7. To affirme that the Kings power (which is the vertue they talke of) is separable from his person, is high Treason by the Law of the Land; which is so declared by that learned man of the Law, Sir Edward Cooke; so much magnified by this present Parliament, who in the 7 part of his Reports in Calvins case, fol. 11. saith thus. In the reigne of Edward the second, the Spencers, the Father and Son, to cover the Treason hatched in their hearts, invented this damnable and damned opinion, that homage and Oath of Ligeance was more by reason of the Kings Crowne, (that is, of his politicke capacity) then by reason of the person of the King upon which opinion they inferred 3. execrable and detestable consequences. 1. If the King doe not demeane himselfe by reason in the right of his Crowne, his [Page 6] lieges are bound by Oath to remove the King. 2. seeing that the King could not be reformed by suit of Law, that ought to be done per aspertee that is by force. 3. That his lieges be bound to governe in aid of him, and in default of him: All which were condemned by two Parliaments, one in the raigne of Edw. 2. called exilium Hugonis le Spencer; and the other in Anno 1. Edw. 3. cap. 2.
And that the naturall body and politicke makes one indivisible body, and that these two bodies incorporate in one person make one body, and nor divers, is resolved as the Law of England. 4. Eliz.

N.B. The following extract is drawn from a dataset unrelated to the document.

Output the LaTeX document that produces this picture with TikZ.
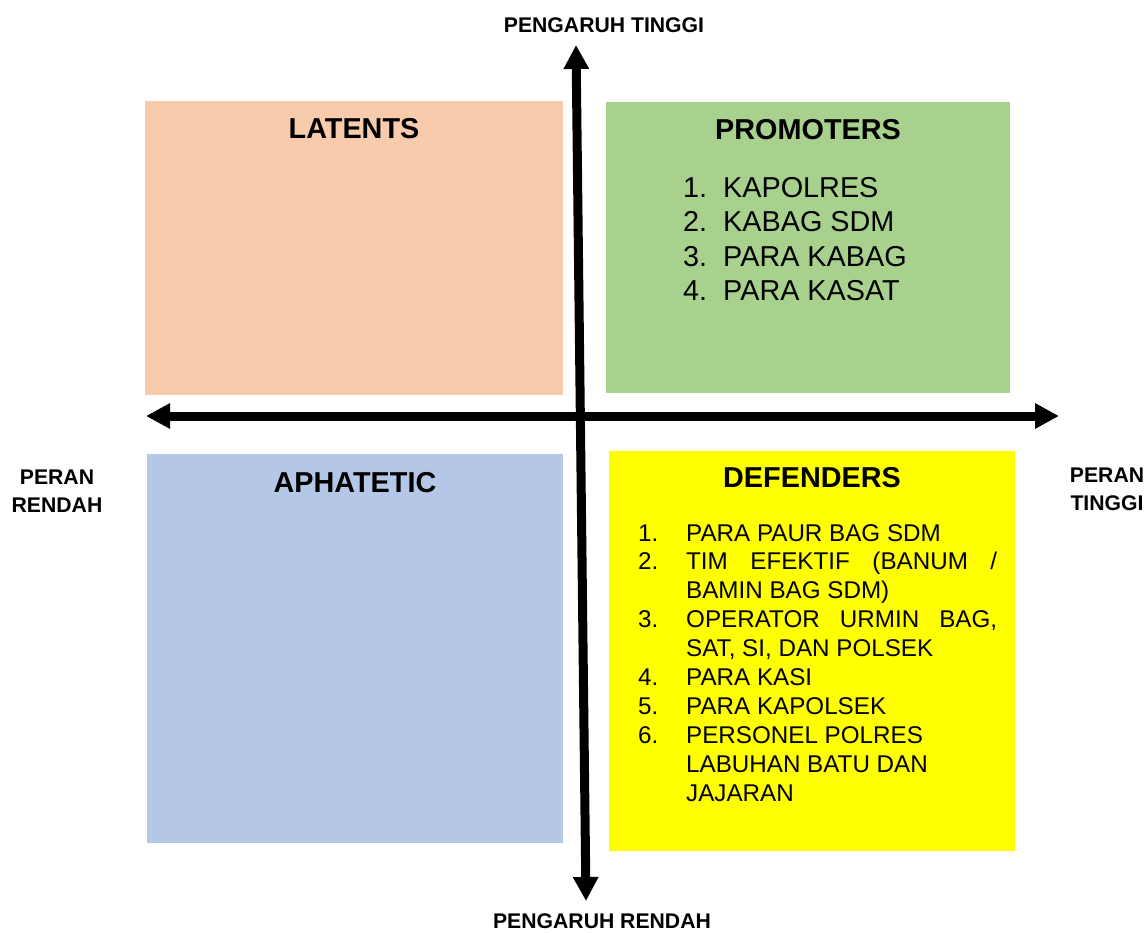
\documentclass[tikz,border=0pt]{standalone}
\usepackage{fontspec}
\setmainfont{Liberation Sans}
\usetikzlibrary{arrows.meta}

\definecolor{latentc}{HTML}{F8CBAD}
\definecolor{promoc}{HTML}{A9D18E}
\definecolor{aphac}{HTML}{B4C7E7}
\definecolor{defc}{HTML}{FFFF00}

\begin{document}
\begin{tikzpicture}[x=1pt,y=-1pt,
  quad/.style={draw=none,inner sep=0pt,anchor=north west},
  qtitle/.style={font=\bfseries\fontsize{28.8}{33}\selectfont,anchor=base,inner sep=0pt},
  axislabel/.style={font=\bfseries\fontsize{21.2}{28}\selectfont,align=center,inner sep=0pt},
  promoitem/.style={font=\fontsize{28.8}{34}\selectfont,anchor=base west,inner sep=0pt},
  defitem/.style={font=\fontsize{24.2}{29}\selectfont,anchor=base west,inner sep=0pt},
  biaxis/.style={line width=9pt,{Triangle[width=24pt,length=24pt]}-{Triangle[width=24pt,length=24pt]}}
]
\useasboundingbox (0,0) rectangle (1147,933);

% quadrants
\node[quad,fill=latentc,minimum width=418pt,minimum height=294pt] (latents) at (145,101) {};
\node[quad,fill=promoc,minimum width=404pt,minimum height=291pt] (promoters) at (606,102) {};
\node[quad,fill=aphac,minimum width=416pt,minimum height=389pt] (aphatetic) at (147,454) {};
\node[quad,fill=defc,minimum width=406pt,minimum height=400pt] (defenders) at (609,451) {};

% axes
\coordinate (top) at (576,45);
\coordinate (bottom) at (586,901);
\coordinate (left) at (146,416);
\coordinate (right) at (1059,416);
\draw[biaxis] (left) -- (right);
\draw[biaxis] (bottom) -- (top);

% axis labels
\node[axislabel,anchor=base] (hi) at (604,33) {PENGARUH TINGGI};
\node[axislabel,anchor=base] (lo) at (602,928) {PENGARUH RENDAH};
\node[axislabel,anchor=north] (pr) at (57,470) {PERAN\\RENDAH};
\node[axislabel,anchor=north] (pt) at (1107,468) {PERAN\\TINGGI};

% quadrant titles
\node[qtitle] (t1) at (354,139) {LATENTS};
\node[qtitle] (t2) at (808,140) {PROMOTERS};
\node[qtitle] (t3) at (355,492) {APHATETIC};
\node[qtitle] (t4) at (812,487) {DEFENDERS};

% promoters list
\foreach \n/\txt [count=\i] in {1/KAPOLRES,2/KABAG SDM,3/PARA KABAG,4/PARA KASAT}
  \node[promoitem] (p\i) at (683,{198+34*(\i-1)}) {\makebox[40pt][l]{\n.}\txt};

% defenders list
\foreach \num/\txt [count=\i] in {
  1./PARA PAUR BAG SDM,
  2./{\hbox to 311pt{TIM\hfill EFEKTIF\hfill (BANUM\hfill /}},
  /BAMIN BAG SDM),
  3./{\hbox to 311pt{OPERATOR\hfill URMIN\hfill BAG,}},
  /{SAT, SI, DAN POLSEK},
  4./PARA KASI,
  5./PARA KAPOLSEK,
  6./PERSONEL POLRES,
  /LABUHAN BATU DAN,
  /JAJARAN}
  \node[defitem] (d\i) at (638,{541+28.9*(\i-1)}) {\makebox[48pt][l]{\num}\txt};
\end{tikzpicture}
\end{document}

Ploydon Com. fol. 213. by Sir Cobert Catlin, Lord Chiefe Justice of England, Sir Iames Dier, Lord chiefe Justice of the Common Please, the Lord Sanders, Lord Chiefe Baron of the Exchequer, and by the rest of the Judges, viz. Justice Rastall, Justice Browne, Justice Corbet, Justice Weston, Baron Frevyll, Conne and Pewdrell, Sergeant Gerrard Atturny Generall; Carell Atturry of the Dutch: Plowdon the learnedest man of that age, in the knowledge of the Law, and Customes of the Realm.
8. The Law in all ages without any controversie is and hath beene: That no Act of Parliament bindes the Subjects of this Land without the assent of the King, either for Person, 9. Hen. 3. Magna Charta. So in every age till this day, & in every Kings time, as appeares by the Acts in Print 1 part of the Instit Sect. 234. in fine where many of the Law-Bookes are cited. 7 Hen. 7. 14. 12. of Hen. 7. 20. Lands, Goods, or Fame. No man can shew any sillable, letter, or line to the contrary in the bookes of the Law, or printed Acts of Parliament, in any age in this Land. If the vertuall Power be in the Houses, there needes no assent of the Kings. The stiles of the Acts printed from 9. Hen. 3. to 1. Hen. 7. were either, The King ordaines at his [Page 7] Parliament, &c. or the King ordaineth by the advice of his Prelates and Barons, and at the humble Petition of the Commons, &c. In Hen. 7. his time the Stile altered, and hath sithence continued thus, It is ordained by the Kings Majesty, & the Lords spirituall and temporall, and Commons in this present Parliament assembled. So that always the Assent of the King giveth the life to all, as the soul to the body; and therefore our Law-Bookes call the King, the Fountaine of Justice, and the life of the Law.
9. Mercy as well as Justice belongs by the law of the Land only to the King.2 Hen. 4. Cap. 22. 4 pars instit. 42. Mr. Prin in his Treatise of the great Seale Fol. 17. 27. Hen. 8. [...] Chap. 24. This is confessed by Mr. Prynn, and it is so without any question: The King can only pardon, and never more cause to have sufficient pardons then in such troublesome times as these, and God send us pardons & peace. None can give any pardon, but the King by the Law of the Land: the whole and sole power of pardoning Treasons and Felonies belongs to the King, are the words of the Law, and it is a delusion to take it from any other and utterly invalid. 27. H. 8. Cap. 24.
10. Queen Elizabeth summoned her first Parliament, to be held the 23 of Jan. in the first yeare of her Majesties Raigne. The Lords and Commons assembled by force of the same writ, the 23 day the Queene fell sicke and could not appeare in her person in Parliament that day, and therefore prorogued it untill the 25. of the same Month of January. Resolved by all the Iudges of England,3 of Eliz. Dier. 203. that the Parliament began not the day of the returne of the writ, viz. the 23 of Ianuary, when the Lords and [Page 8] Commons appeared, but the 25 of the said moneth when the King came in person: which sheweth evidently that this virtuall presence is a meere deluding fiction that hath no ground in Law, reason, or sense. They have the King now a prisoner at Holmby, with guards upon him, and yet they governe by the vertuall Power of their Prisoner. These are some few of the causes & reasons which moved me to deliver that paper to M. Corbet, which I am ready to justifie with my life, and should hold it a great honour to die for the honorable and holy Lawes of the Land: That which will save this Land from destruction, is an Act of Oblivion, and His Majesties gracious generall pardon, the Souldiers their Arriers, and every man his owne, and Truth and Peace established in the Land, and a favourable regard had to the satisfaction of tender Consciences.